There's been a depression around the edges for the past year. Exactly one year ago today, my Auntie Janice died. Around this time of night, too. Today I bought a white candle and I'm going to light it later, since I feel like I have do something. I know my parents are thinking about it, but not saying anything (the style of our family).
And there's just my kind of tendency toward melancholy, but desperate desire to be happy. And, you know, the old anxiety problem.
I've just wanted someone to make things better, fix my messy self, not even fix it necessarily, just tell me it's okay, just be there. So whenever a guy comes along, I think maybe he'll be the one to do that. And all of them, they're not there, they just disappear. They end up thinking I'm a crazy bitch, I'm overeager, I'm needy, I'm clingy. What the fuck. I'm sick of it!!!

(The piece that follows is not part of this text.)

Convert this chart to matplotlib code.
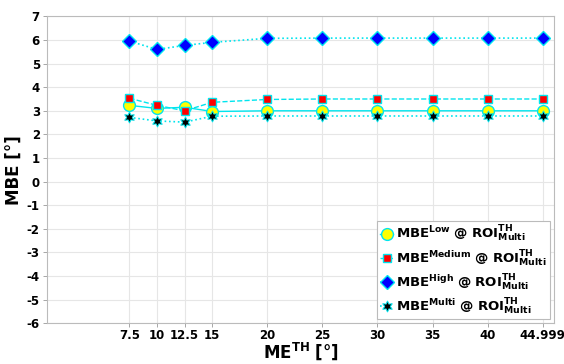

I've learned a lot, I guess... Like how it's easier to find a guy to go home with than it is to find one who will return your phone calls. Greek letters = not a good sign, generally. Half-drunk/stoned kisses on sea cliffs don't mean as much as you think they did. If he likes you, he shouldn't forget about you. etc.
I've found a lot of short-term cures for this ... not exactly depressed, just stuck feeling. Including but not limited to: long drives, loud music, plans, shoe shopping, schoolwork, vodka...
But what's the permanent cure? How can I get better, how can I change?